[start Listed entries]

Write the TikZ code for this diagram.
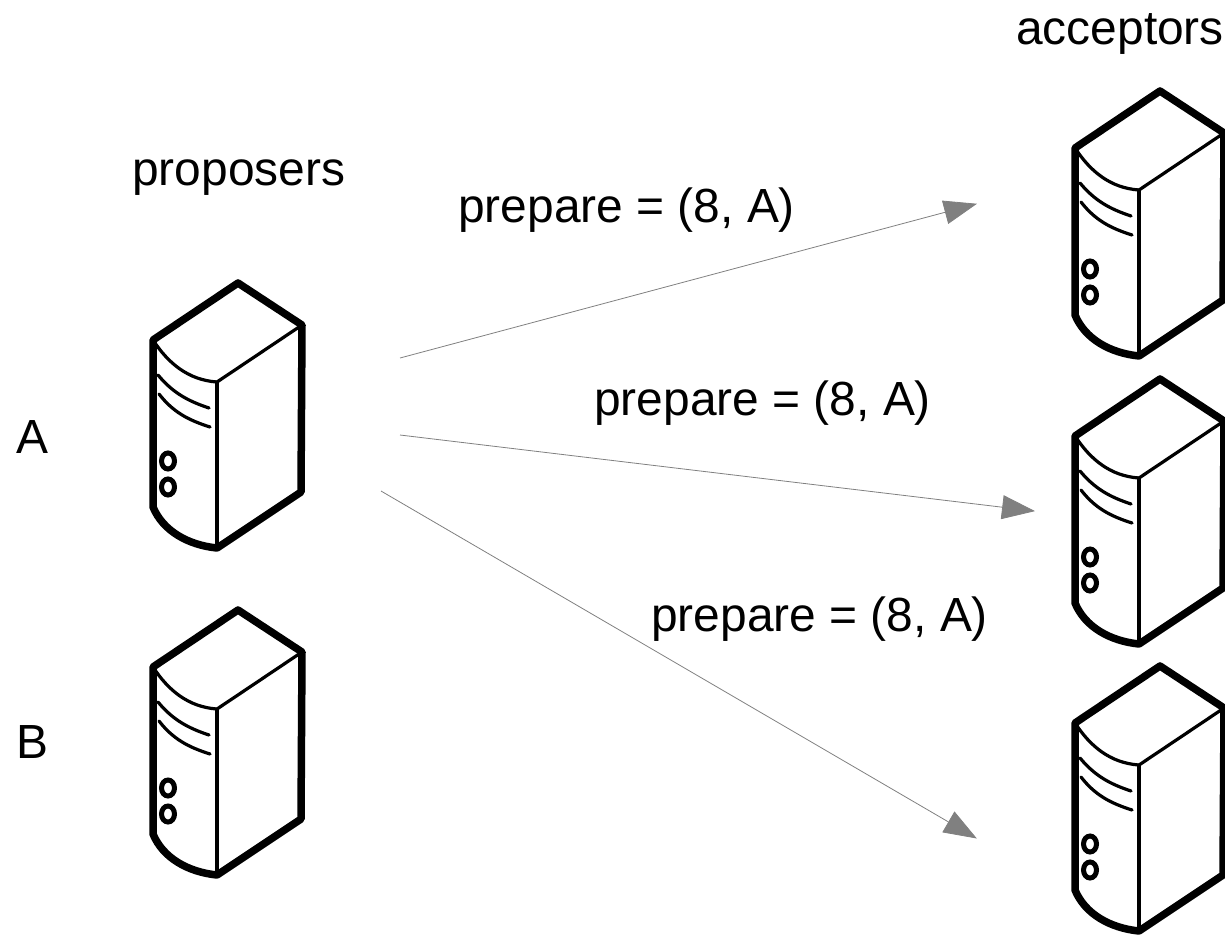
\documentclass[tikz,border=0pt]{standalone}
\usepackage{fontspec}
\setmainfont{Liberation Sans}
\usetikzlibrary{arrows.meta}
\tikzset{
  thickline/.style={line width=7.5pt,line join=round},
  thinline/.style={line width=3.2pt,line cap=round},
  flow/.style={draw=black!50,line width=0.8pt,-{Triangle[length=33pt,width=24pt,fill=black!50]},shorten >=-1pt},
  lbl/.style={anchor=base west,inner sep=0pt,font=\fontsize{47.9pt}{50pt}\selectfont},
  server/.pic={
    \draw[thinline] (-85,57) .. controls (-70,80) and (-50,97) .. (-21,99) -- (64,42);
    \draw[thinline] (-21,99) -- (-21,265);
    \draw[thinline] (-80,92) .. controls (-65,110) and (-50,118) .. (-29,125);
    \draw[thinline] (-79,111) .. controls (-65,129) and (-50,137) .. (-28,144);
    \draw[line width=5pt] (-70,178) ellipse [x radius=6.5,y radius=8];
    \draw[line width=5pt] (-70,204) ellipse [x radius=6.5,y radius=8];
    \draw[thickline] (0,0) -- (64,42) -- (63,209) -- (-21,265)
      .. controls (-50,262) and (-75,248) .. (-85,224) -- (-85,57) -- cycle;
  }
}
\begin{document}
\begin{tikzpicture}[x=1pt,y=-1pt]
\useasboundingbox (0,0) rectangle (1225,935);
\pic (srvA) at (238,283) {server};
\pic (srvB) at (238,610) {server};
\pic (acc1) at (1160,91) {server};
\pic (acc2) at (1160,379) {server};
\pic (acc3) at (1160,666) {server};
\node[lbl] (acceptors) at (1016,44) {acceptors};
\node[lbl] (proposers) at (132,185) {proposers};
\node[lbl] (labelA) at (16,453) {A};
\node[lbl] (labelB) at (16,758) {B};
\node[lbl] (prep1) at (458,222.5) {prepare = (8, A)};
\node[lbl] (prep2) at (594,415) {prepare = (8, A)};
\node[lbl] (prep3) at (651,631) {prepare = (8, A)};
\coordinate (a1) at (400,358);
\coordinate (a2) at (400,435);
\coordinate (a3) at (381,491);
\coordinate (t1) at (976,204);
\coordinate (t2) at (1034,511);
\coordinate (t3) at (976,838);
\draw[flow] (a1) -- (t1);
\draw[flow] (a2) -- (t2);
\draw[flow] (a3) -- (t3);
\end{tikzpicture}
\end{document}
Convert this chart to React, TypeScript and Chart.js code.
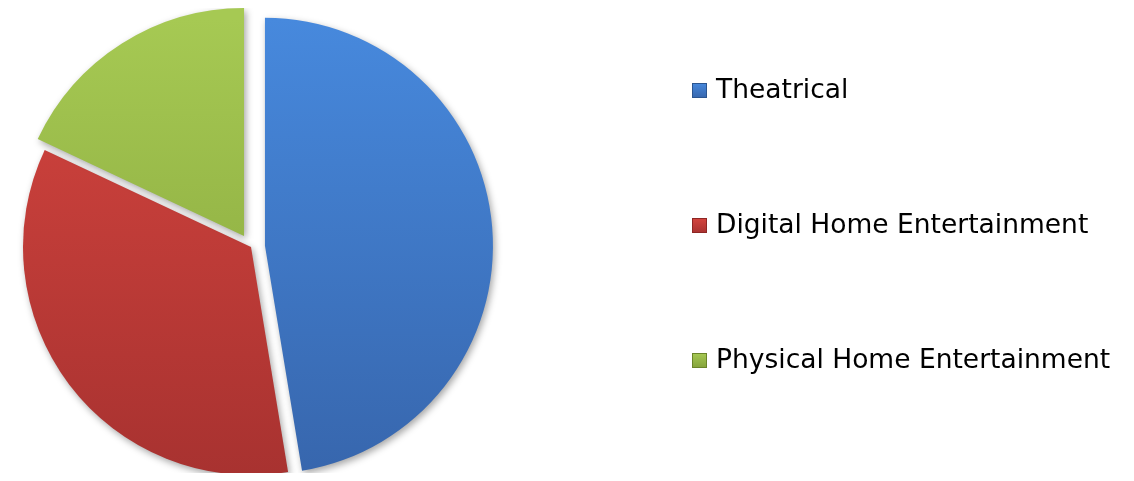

[end Listed entries]

• **What is expected**
Extract all the data above exactly, excluding every picture.

• **Answer**
Write the TikZ code for this diagram.
\documentclass[tikz,border=0pt]{standalone}
\usepackage{fontspec}
\setmainfont{Liberation Sans}
\usetikzlibrary{arrows.meta}
\tikzset{
  thickline/.style={line width=7.5pt,line join=round},
  thinline/.style={line width=3.2pt,line cap=round},
  flow/.style={draw=black!50,line width=0.8pt,-{Triangle[length=33pt,width=24pt,fill=black!50]},shorten >=-1pt},
  lbl/.style={anchor=base west,inner sep=0pt,font=\fontsize{47.9pt}{50pt}\selectfont},
  server/.pic={
    \draw[thinline] (-85,57) .. controls (-70,80) and (-50,97) .. (-21,99) -- (64,42);
    \draw[thinline] (-21,99) -- (-21,265);
    \draw[thinline] (-80,92) .. controls (-65,110) and (-50,118) .. (-29,125);
    \draw[thinline] (-79,111) .. controls (-65,129) and (-50,137) .. (-28,144);
    \draw[line width=5pt] (-70,178) ellipse [x radius=6.5,y radius=8];
    \draw[line width=5pt] (-70,204) ellipse [x radius=6.5,y radius=8];
    \draw[thickline] (0,0) -- (64,42) -- (63,209) -- (-21,265)
      .. controls (-50,262) and (-75,248) .. (-85,224) -- (-85,57) -- cycle;
  }
}
\begin{document}
\begin{tikzpicture}[x=1pt,y=-1pt]
\useasboundingbox (0,0) rectangle (1225,935);
\pic (srvA) at (238,283) {server};
\pic (srvB) at (238,610) {server};
\pic (acc1) at (1160,91) {server};
\pic (acc2) at (1160,379) {server};
\pic (acc3) at (1160,666) {server};
\node[lbl] (acceptors) at (1016,44) {acceptors};
\node[lbl] (proposers) at (132,185) {proposers};
\node[lbl] (labelA) at (16,453) {A};
\node[lbl] (labelB) at (16,758) {B};
\node[lbl] (prep1) at (458,222.5) {prepare = (8, A)};
\node[lbl] (prep2) at (594,415) {prepare = (8, A)};
\node[lbl] (prep3) at (651,631) {prepare = (8, A)};
\coordinate (a1) at (400,358);
\coordinate (a2) at (400,435);
\coordinate (a3) at (381,491);
\coordinate (t1) at (976,204);
\coordinate (t2) at (1034,511);
\coordinate (t3) at (976,838);
\draw[flow] (a1) -- (t1);
\draw[flow] (a2) -- (t2);
\draw[flow] (a3) -- (t3);
\end{tikzpicture}
\end{document}
Convert this chart to React, TypeScript and Chart.js code.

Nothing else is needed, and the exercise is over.